Images are not part of the copy; transcribe all the data exactly.

* START Data shown *

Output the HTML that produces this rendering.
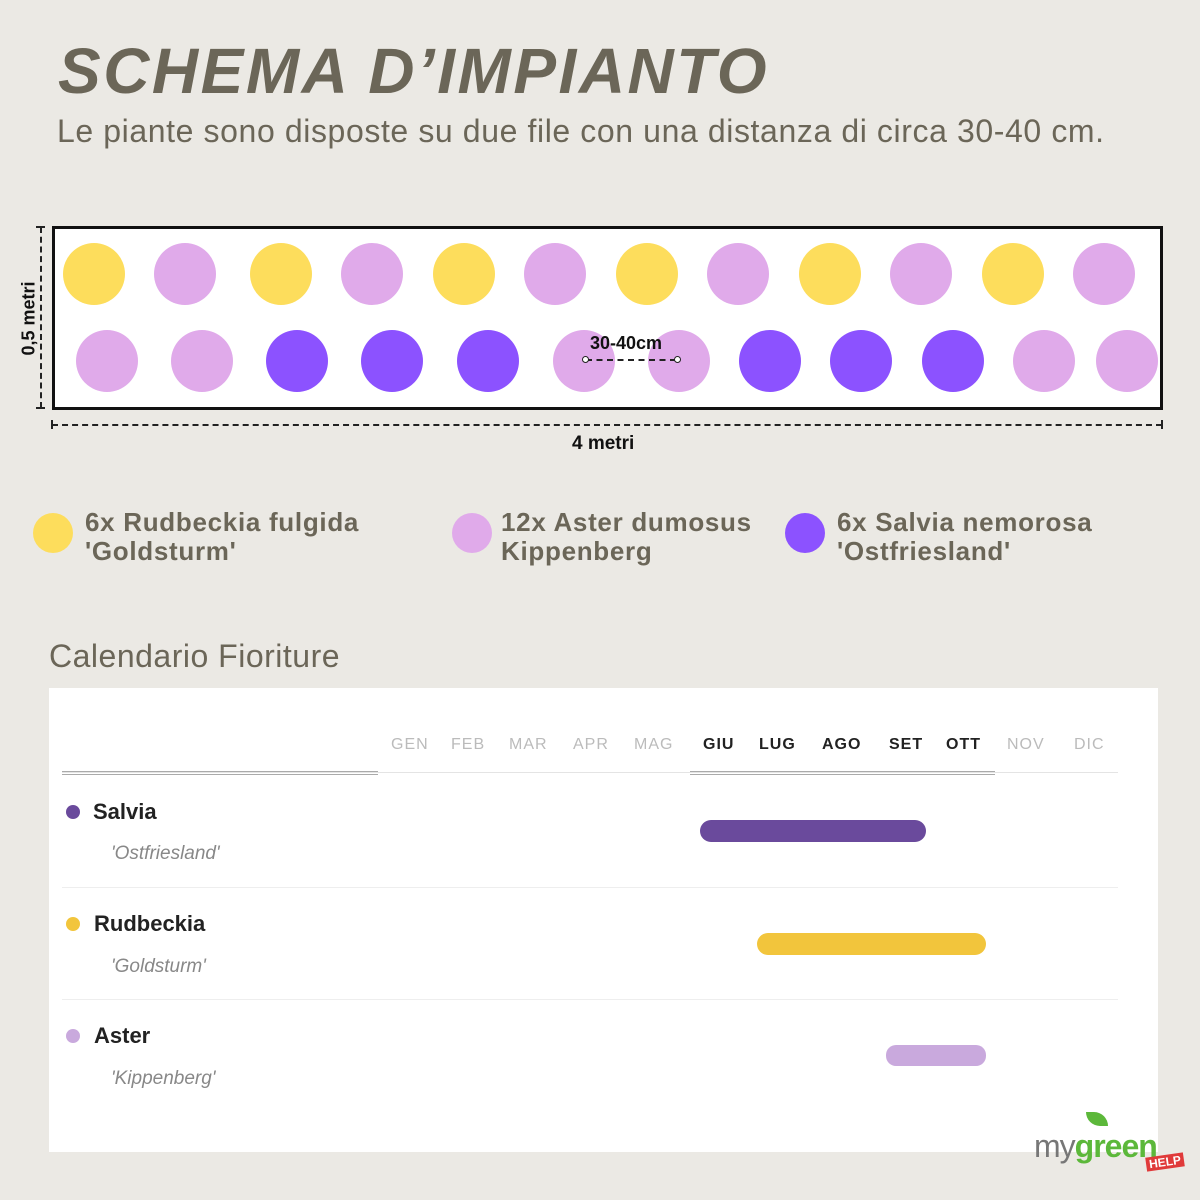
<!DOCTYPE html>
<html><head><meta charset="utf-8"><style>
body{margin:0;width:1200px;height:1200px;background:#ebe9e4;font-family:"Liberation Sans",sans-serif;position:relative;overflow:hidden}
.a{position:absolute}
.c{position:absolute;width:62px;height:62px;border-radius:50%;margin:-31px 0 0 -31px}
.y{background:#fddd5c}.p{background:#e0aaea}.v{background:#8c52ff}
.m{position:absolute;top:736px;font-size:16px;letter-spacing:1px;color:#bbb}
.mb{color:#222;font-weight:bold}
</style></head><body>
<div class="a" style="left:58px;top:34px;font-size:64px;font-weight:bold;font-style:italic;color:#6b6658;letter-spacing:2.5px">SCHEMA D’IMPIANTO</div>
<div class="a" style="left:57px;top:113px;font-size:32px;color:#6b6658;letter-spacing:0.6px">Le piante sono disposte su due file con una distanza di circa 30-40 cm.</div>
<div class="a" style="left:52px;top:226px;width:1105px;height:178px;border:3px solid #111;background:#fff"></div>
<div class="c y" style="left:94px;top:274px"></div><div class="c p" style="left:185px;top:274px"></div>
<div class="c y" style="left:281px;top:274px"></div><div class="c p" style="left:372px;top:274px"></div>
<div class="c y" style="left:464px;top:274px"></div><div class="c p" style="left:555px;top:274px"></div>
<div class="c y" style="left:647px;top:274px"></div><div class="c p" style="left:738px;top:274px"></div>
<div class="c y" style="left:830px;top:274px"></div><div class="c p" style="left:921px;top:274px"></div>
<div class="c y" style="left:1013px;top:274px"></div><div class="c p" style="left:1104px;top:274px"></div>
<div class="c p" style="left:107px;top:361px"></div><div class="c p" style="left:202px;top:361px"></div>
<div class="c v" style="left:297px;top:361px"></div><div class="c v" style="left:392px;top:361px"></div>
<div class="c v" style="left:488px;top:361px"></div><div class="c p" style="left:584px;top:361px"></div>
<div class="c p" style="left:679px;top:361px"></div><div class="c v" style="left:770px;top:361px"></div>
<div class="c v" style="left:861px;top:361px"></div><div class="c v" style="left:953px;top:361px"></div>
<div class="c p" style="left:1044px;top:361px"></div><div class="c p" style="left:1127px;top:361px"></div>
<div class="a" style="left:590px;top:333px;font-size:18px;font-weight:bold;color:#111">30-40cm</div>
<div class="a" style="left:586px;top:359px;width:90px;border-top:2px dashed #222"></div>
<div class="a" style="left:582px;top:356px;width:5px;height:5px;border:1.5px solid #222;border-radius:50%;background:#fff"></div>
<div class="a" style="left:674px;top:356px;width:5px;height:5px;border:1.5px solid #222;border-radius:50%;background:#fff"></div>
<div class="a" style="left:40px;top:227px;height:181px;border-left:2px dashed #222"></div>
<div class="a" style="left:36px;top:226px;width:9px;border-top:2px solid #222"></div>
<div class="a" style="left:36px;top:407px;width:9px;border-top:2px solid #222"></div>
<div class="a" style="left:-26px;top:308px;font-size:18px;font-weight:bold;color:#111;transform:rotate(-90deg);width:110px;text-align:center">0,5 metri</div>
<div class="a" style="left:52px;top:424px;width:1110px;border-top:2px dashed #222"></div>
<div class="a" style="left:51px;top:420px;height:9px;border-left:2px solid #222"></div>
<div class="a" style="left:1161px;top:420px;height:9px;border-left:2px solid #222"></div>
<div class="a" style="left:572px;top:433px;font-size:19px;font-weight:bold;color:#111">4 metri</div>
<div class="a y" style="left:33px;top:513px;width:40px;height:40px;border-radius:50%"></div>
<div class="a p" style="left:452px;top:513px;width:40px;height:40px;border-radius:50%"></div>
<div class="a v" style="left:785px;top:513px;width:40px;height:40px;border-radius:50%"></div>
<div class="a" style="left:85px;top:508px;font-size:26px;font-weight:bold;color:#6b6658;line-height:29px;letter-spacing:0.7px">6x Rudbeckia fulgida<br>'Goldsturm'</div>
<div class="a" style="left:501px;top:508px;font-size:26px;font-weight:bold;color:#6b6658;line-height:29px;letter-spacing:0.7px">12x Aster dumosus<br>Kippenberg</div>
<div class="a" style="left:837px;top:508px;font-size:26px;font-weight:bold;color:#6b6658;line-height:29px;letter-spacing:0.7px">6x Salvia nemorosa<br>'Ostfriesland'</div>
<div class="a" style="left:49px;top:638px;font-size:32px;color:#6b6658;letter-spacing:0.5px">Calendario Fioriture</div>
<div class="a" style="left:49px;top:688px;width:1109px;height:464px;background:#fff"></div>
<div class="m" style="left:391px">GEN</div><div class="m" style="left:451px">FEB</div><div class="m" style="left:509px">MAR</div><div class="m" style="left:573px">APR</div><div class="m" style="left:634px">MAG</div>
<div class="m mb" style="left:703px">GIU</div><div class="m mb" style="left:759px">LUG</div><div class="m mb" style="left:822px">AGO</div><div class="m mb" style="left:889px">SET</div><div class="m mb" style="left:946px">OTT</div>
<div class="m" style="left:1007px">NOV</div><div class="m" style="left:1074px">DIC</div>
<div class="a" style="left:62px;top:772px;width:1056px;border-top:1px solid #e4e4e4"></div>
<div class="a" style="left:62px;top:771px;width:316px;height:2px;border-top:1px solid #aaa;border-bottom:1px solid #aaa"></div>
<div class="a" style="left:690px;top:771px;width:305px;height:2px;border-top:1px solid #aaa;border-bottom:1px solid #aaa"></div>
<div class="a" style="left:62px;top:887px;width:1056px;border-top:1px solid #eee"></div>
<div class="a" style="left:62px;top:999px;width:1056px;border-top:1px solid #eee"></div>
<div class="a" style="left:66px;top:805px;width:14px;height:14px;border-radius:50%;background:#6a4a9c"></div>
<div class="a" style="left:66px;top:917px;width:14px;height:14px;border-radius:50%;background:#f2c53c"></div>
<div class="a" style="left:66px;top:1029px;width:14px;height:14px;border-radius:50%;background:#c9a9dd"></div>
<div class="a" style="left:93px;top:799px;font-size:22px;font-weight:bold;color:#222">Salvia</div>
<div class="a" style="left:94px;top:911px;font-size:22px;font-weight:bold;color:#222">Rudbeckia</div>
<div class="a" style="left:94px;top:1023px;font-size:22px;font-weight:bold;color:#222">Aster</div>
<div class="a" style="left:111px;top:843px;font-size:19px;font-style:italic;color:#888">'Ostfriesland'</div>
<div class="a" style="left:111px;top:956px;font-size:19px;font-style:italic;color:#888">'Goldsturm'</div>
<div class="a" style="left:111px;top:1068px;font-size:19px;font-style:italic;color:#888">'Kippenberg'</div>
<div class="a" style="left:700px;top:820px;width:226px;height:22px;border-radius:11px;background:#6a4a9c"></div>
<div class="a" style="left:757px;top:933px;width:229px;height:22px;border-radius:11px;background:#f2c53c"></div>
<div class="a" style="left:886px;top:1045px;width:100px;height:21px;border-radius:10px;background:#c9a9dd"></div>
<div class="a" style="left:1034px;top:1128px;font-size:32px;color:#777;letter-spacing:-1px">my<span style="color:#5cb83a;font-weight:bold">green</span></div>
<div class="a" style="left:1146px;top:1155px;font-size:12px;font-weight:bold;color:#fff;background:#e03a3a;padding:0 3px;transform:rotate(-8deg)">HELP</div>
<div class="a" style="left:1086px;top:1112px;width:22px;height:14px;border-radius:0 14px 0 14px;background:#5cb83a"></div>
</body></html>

* END Data shown *

_The output_.
Output the HTML that produces this rendering.
<!DOCTYPE html>
<html><head><meta charset="utf-8"><style>
body{margin:0;width:1200px;height:1200px;background:#ebe9e4;font-family:"Liberation Sans",sans-serif;position:relative;overflow:hidden}
.a{position:absolute}
.c{position:absolute;width:62px;height:62px;border-radius:50%;margin:-31px 0 0 -31px}
.y{background:#fddd5c}.p{background:#e0aaea}.v{background:#8c52ff}
.m{position:absolute;top:736px;font-size:16px;letter-spacing:1px;color:#bbb}
.mb{color:#222;font-weight:bold}
</style></head><body>
<div class="a" style="left:58px;top:34px;font-size:64px;font-weight:bold;font-style:italic;color:#6b6658;letter-spacing:2.5px">SCHEMA D’IMPIANTO</div>
<div class="a" style="left:57px;top:113px;font-size:32px;color:#6b6658;letter-spacing:0.6px">Le piante sono disposte su due file con una distanza di circa 30-40 cm.</div>
<div class="a" style="left:52px;top:226px;width:1105px;height:178px;border:3px solid #111;background:#fff"></div>
<div class="c y" style="left:94px;top:274px"></div><div class="c p" style="left:185px;top:274px"></div>
<div class="c y" style="left:281px;top:274px"></div><div class="c p" style="left:372px;top:274px"></div>
<div class="c y" style="left:464px;top:274px"></div><div class="c p" style="left:555px;top:274px"></div>
<div class="c y" style="left:647px;top:274px"></div><div class="c p" style="left:738px;top:274px"></div>
<div class="c y" style="left:830px;top:274px"></div><div class="c p" style="left:921px;top:274px"></div>
<div class="c y" style="left:1013px;top:274px"></div><div class="c p" style="left:1104px;top:274px"></div>
<div class="c p" style="left:107px;top:361px"></div><div class="c p" style="left:202px;top:361px"></div>
<div class="c v" style="left:297px;top:361px"></div><div class="c v" style="left:392px;top:361px"></div>
<div class="c v" style="left:488px;top:361px"></div><div class="c p" style="left:584px;top:361px"></div>
<div class="c p" style="left:679px;top:361px"></div><div class="c v" style="left:770px;top:361px"></div>
<div class="c v" style="left:861px;top:361px"></div><div class="c v" style="left:953px;top:361px"></div>
<div class="c p" style="left:1044px;top:361px"></div><div class="c p" style="left:1127px;top:361px"></div>
<div class="a" style="left:590px;top:333px;font-size:18px;font-weight:bold;color:#111">30-40cm</div>
<div class="a" style="left:586px;top:359px;width:90px;border-top:2px dashed #222"></div>
<div class="a" style="left:582px;top:356px;width:5px;height:5px;border:1.5px solid #222;border-radius:50%;background:#fff"></div>
<div class="a" style="left:674px;top:356px;width:5px;height:5px;border:1.5px solid #222;border-radius:50%;background:#fff"></div>
<div class="a" style="left:40px;top:227px;height:181px;border-left:2px dashed #222"></div>
<div class="a" style="left:36px;top:226px;width:9px;border-top:2px solid #222"></div>
<div class="a" style="left:36px;top:407px;width:9px;border-top:2px solid #222"></div>
<div class="a" style="left:-26px;top:308px;font-size:18px;font-weight:bold;color:#111;transform:rotate(-90deg);width:110px;text-align:center">0,5 metri</div>
<div class="a" style="left:52px;top:424px;width:1110px;border-top:2px dashed #222"></div>
<div class="a" style="left:51px;top:420px;height:9px;border-left:2px solid #222"></div>
<div class="a" style="left:1161px;top:420px;height:9px;border-left:2px solid #222"></div>
<div class="a" style="left:572px;top:433px;font-size:19px;font-weight:bold;color:#111">4 metri</div>
<div class="a y" style="left:33px;top:513px;width:40px;height:40px;border-radius:50%"></div>
<div class="a p" style="left:452px;top:513px;width:40px;height:40px;border-radius:50%"></div>
<div class="a v" style="left:785px;top:513px;width:40px;height:40px;border-radius:50%"></div>
<div class="a" style="left:85px;top:508px;font-size:26px;font-weight:bold;color:#6b6658;line-height:29px;letter-spacing:0.7px">6x Rudbeckia fulgida<br>'Goldsturm'</div>
<div class="a" style="left:501px;top:508px;font-size:26px;font-weight:bold;color:#6b6658;line-height:29px;letter-spacing:0.7px">12x Aster dumosus<br>Kippenberg</div>
<div class="a" style="left:837px;top:508px;font-size:26px;font-weight:bold;color:#6b6658;line-height:29px;letter-spacing:0.7px">6x Salvia nemorosa<br>'Ostfriesland'</div>
<div class="a" style="left:49px;top:638px;font-size:32px;color:#6b6658;letter-spacing:0.5px">Calendario Fioriture</div>
<div class="a" style="left:49px;top:688px;width:1109px;height:464px;background:#fff"></div>
<div class="m" style="left:391px">GEN</div><div class="m" style="left:451px">FEB</div><div class="m" style="left:509px">MAR</div><div class="m" style="left:573px">APR</div><div class="m" style="left:634px">MAG</div>
<div class="m mb" style="left:703px">GIU</div><div class="m mb" style="left:759px">LUG</div><div class="m mb" style="left:822px">AGO</div><div class="m mb" style="left:889px">SET</div><div class="m mb" style="left:946px">OTT</div>
<div class="m" style="left:1007px">NOV</div><div class="m" style="left:1074px">DIC</div>
<div class="a" style="left:62px;top:772px;width:1056px;border-top:1px solid #e4e4e4"></div>
<div class="a" style="left:62px;top:771px;width:316px;height:2px;border-top:1px solid #aaa;border-bottom:1px solid #aaa"></div>
<div class="a" style="left:690px;top:771px;width:305px;height:2px;border-top:1px solid #aaa;border-bottom:1px solid #aaa"></div>
<div class="a" style="left:62px;top:887px;width:1056px;border-top:1px solid #eee"></div>
<div class="a" style="left:62px;top:999px;width:1056px;border-top:1px solid #eee"></div>
<div class="a" style="left:66px;top:805px;width:14px;height:14px;border-radius:50%;background:#6a4a9c"></div>
<div class="a" style="left:66px;top:917px;width:14px;height:14px;border-radius:50%;background:#f2c53c"></div>
<div class="a" style="left:66px;top:1029px;width:14px;height:14px;border-radius:50%;background:#c9a9dd"></div>
<div class="a" style="left:93px;top:799px;font-size:22px;font-weight:bold;color:#222">Salvia</div>
<div class="a" style="left:94px;top:911px;font-size:22px;font-weight:bold;color:#222">Rudbeckia</div>
<div class="a" style="left:94px;top:1023px;font-size:22px;font-weight:bold;color:#222">Aster</div>
<div class="a" style="left:111px;top:843px;font-size:19px;font-style:italic;color:#888">'Ostfriesland'</div>
<div class="a" style="left:111px;top:956px;font-size:19px;font-style:italic;color:#888">'Goldsturm'</div>
<div class="a" style="left:111px;top:1068px;font-size:19px;font-style:italic;color:#888">'Kippenberg'</div>
<div class="a" style="left:700px;top:820px;width:226px;height:22px;border-radius:11px;background:#6a4a9c"></div>
<div class="a" style="left:757px;top:933px;width:229px;height:22px;border-radius:11px;background:#f2c53c"></div>
<div class="a" style="left:886px;top:1045px;width:100px;height:21px;border-radius:10px;background:#c9a9dd"></div>
<div class="a" style="left:1034px;top:1128px;font-size:32px;color:#777;letter-spacing:-1px">my<span style="color:#5cb83a;font-weight:bold">green</span></div>
<div class="a" style="left:1146px;top:1155px;font-size:12px;font-weight:bold;color:#fff;background:#e03a3a;padding:0 3px;transform:rotate(-8deg)">HELP</div>
<div class="a" style="left:1086px;top:1112px;width:22px;height:14px;border-radius:0 14px 0 14px;background:#5cb83a"></div>
</body></html>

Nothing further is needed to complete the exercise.